Former Apple Employee Refuses to Withdraw Her Labor Complaint. The Former Apple employee Cher Scarlett says the company didn’t adequately live up to its half of a settlement, so she won’t withdraw her complaint to the National Labor Relations Board as agreed, according to Forbes.
Scarlett says that her settlement with Apple required it to post “a company-wide memo clarifying employee rights including discussing pay & working conditions,” “in a prominent and visible location on the People site.”
Former Apple Employee Refuses to Withdraw Her Labor Complaint
Scarlet also says that the company did post a notice to its site, but that it was only up during the week that Apple employees were given off for Thanksgiving.
“I’d argue all day that 7 days, while no one is online for a holiday, is absolutely not prominent and visible,” Scarlett tweeted on Thursday. The tweet is below;
Despite the fact that there was no requirement for a time period, the agreement clearly stated: “in a prominent and visible location on the People site”.
I’d argue all day that 7 days, while no one is online for a holiday, is absolutely not prominent and visible.
— Cher Scarlett (@cherthedev) December 9, 2021.
TheNLRB says it can reject a withdrawal request made because of a private settlement if it “violates the National Labor Relations Act or Board policy.”
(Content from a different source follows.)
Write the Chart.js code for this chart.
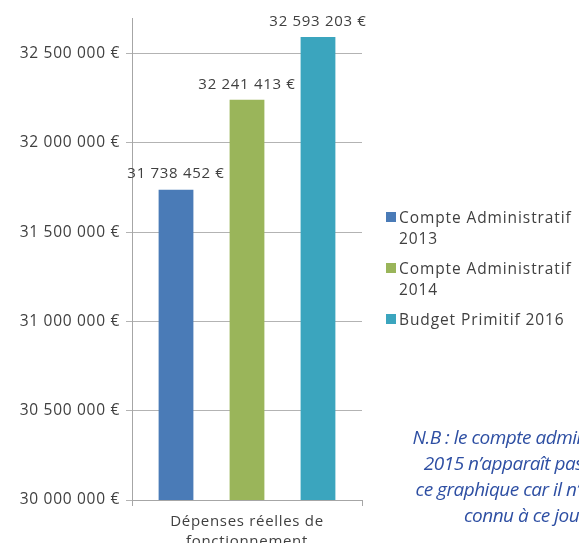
<!DOCTYPE html>
<html>
<head>
<meta charset="utf-8">
<script src="https://cdn.jsdelivr.net/npm/chart.js@4"></script>
<style>
  html, body { margin: 0; padding: 0; background: #fff; overflow: hidden; }
  #wrap { position: relative; width: 579px; height: 543px; }
  #legend { position: absolute; left: 386px; top: 207px; font-family: 'Open Sans', sans-serif; font-size: 15.5px; letter-spacing: 0.9px; color: #404040; }
  #legend .item { position: relative; padding-left: 13px; line-height: 21px; margin-bottom: 9px; white-space: nowrap; }
  #legend .box { position: absolute; left: 0; top: 5px; width: 10px; height: 10px; }
  #note { position: absolute; left: 325px; width: 400px; top: 424px; text-align: center; font-family: 'Open Sans', sans-serif; font-style: italic; font-size: 19px; line-height: 26px; color: #2e4fa3; white-space: nowrap; letter-spacing: -0.5px; }
</style>
</head>
<body>
<div id="wrap">
  <canvas id="chart" width="579" height="543"></canvas>
  <div id="legend"></div>
  <div id="note">N.B : le compte administratif<br>2015 n’apparaît pas dans<br>ce graphique car il n’est pas<br>connu à ce jour</div>
</div>
<script>
// Data
const categories = [['Dépenses réelles de', 'fonctionnement']];
const seriesNames = [['Compte Administratif', '2013'], ['Compte Administratif', '2014'], ['Budget Primitif 2016']];
const seriesValues = [[31738452], [32241413], [32593203]];
const seriesColors = ['#4a7bb7', '#9ab55a', '#3ba5be'];
const tickValues = [30000000, 30500000, 31000000, 31500000, 32000000, 32500000];

// Format a number with spaces between thousands and a euro sign
function euro(v) {
    return String(Math.round(v)).replace(/\B(?=(\d{3})+(?!\d))/g, ' ') + ' €';
}

// Slightly spaced lettering, like the original
const spacing = {
    id: 'spacing',
    beforeDraw(chart) {
        chart.ctx.letterSpacing = '0.7px';
    }
};

// Draw the value above each bar
const barLabels = {
    id: 'barLabels',
    afterDatasetsDraw(chart) {
        const ctx = chart.ctx;
        ctx.save();
        ctx.font = '15px "Open Sans", sans-serif';
        ctx.fillStyle = '#404040';
        ctx.textAlign = 'center';
        ctx.textBaseline = 'bottom';
        chart.data.datasets.forEach((ds, i) => {
            chart.getDatasetMeta(i).data.forEach((bar, j) => {
                ctx.fillText(euro(ds.data[j]), bar.x, bar.y - 8);
            });
        });
        ctx.restore();
    }
};

const chart = new Chart(document.getElementById('chart'), {
    type: 'bar',
    data: {
        labels: categories,
        datasets: seriesNames.map((name, i) => ({
            label: name.join(' '),
            data: seriesValues[i],
            backgroundColor: seriesColors[i],
            categoryPercentage: 0.926,
            barPercentage: 0.49,
        })),
    },
    options: {
        responsive: false,
        animation: false,
        layout: { padding: { top: 18, right: 217, left: 0, bottom: 0 } },
        plugins: { legend: { display: false }, tooltip: { enabled: false } },
        scales: {
            x: {
                grid: { drawOnChartArea: false, color: '#a6a6a6', tickLength: 6 },
                border: { color: '#a6a6a6' },
                ticks: { color: '#404040', font: { family: 'Open Sans', size: 15, lineHeight: 1.3 }, padding: 6 },
                afterFit(scale) { scale.height = 43; },
            },
            y: {
                min: 30000000,
                max: 32700000,
                grid: { color: '#b3b3b3', tickLength: 6 },
                border: { color: '#a6a6a6' },
                ticks: {
                    stepSize: 500000,
                    color: '#404040',
                    padding: 6,
                    font: { family: 'Open Sans', size: 15.5 },
                    callback: v => euro(v),
                },
                afterBuildTicks(scale) {
                    scale.ticks = tickValues.map(v => ({ value: v }));
                },
                afterFit(scale) { scale.width = 132; },
            },
        },
    },
    plugins: [spacing, barLabels],
});

// HTML legend so the long names wrap like the original
const legend = document.getElementById('legend');
seriesNames.forEach((name, i) => {
    const item = document.createElement('div');
    item.className = 'item';
    item.innerHTML = `<span class="box" style="background:${seriesColors[i]}"></span>${name.join('<br>')}`;
    legend.appendChild(item);
});
</script>
</body>
</html>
Scarlett told The Verge that the board initially rejected her request, and sent a list of 22 changes that the board would need Apple to make before it would approve the withdrawal.
Scarlet Message to the Verge
According to Forbes, one of the requested changes removed wording that would’ve prevented Scarlett from encouraging someone “to file any charge or complaint with any administrative agency or Court against Apple” for a year. According to Scarlett, Apple refused to make those changes.
“I technically could ask for a unilateral withdrawal at this point,” Scarlett said in a message to The Verge, saying that she had been “interested in doing that to avoid witnesses having to give testimony because realistically the memo is the best outcome we would have gotten from the board.”
According to Scarlett, the group of potential witnesses decided it was worth it to continue with the complaint, potentially risking retaliation for testifying, given how Apple handled posting the memo.